Peer-to-Peer (P2P) Lending Platforms
What it is: Online platforms that connect borrowers directly with individual lenders.
Why it’s relevant:
- Students can explain their goals (education, startup, training)
- Lenders diversify small contributions across many borrowers
- Lower operational costs = better interest rates
Tech factor: P2P platforms use algorithms to assess borrower credibility based on social, educational, and behavioral data — not just credit scores.
Example: A student raising funds for an AI certification course might borrow from 50 different small lenders on a platform, each contributing a portion.
Credit Guarantee Funds
One of the most powerful but under-discussed tools. Credit Guarantee Funds, such as:
Credit Guarantee Fund Scheme for Education Loans (CGFEL)
Credit Guarantee Fund for Micro Units (CGFMU)
These schemes are managed by NCGTC (National Credit Guarantee Trustee Company). They provide a safety net to lenders by covering a portion of the default risk.

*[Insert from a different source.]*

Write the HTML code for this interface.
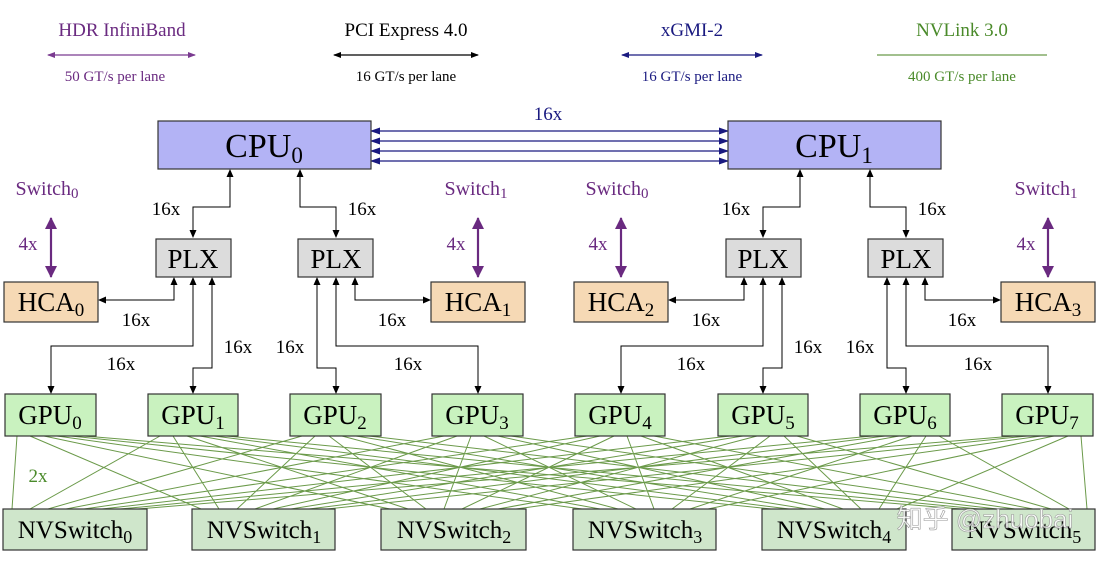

Why it matters: Students and youth who normally get rejected by banks can access loans because lenders feel more confident with guarantees in place.
FAQs
Q: Are non-bank loans safe?
Yes, if you choose registered NBFCs, RBI-approved P2P platforms, or microfinance institutions regulated by proper authorities.
Q: Do non-bank loans have higher interest rates?
Sometimes yes, especially microfinance. But flexibility, faster approval, and collateral-free access often outweigh this drawback.
Q: Can I update or refinance these loans later?
Yes, many NBFCs and P2P lenders allow restructuring. If your income improves, refinancing into lower-cost products is possible.
Key Takeaways
Non-bank loan options are not second-best — they’re often smarter, faster, and more accessible.
Students and youth without traditional credit history can explore MFIs, NBFCs, and P2P lending.
Government-backed credit guarantee schemes like CGFEL and CGFMU by NCGTC play a crucial role in making these loans risk-free for lenders.
Always verify credentials, compare terms, and borrow responsibly.
Final Reflection
For today’s youth, finance is no longer limited to banks. Think of it as switching from one rigid highway to multiple flexible routes. Whether it’s microfinance helping rural students, NBFCs bridging urban gaps, or credit guarantees unlocking access — the future of youth financing is diverse, digital, and inclusive.
Instead of seeing loans as a barrier, see them as a toolkit. And non-bank options may just be the right tool for your journey.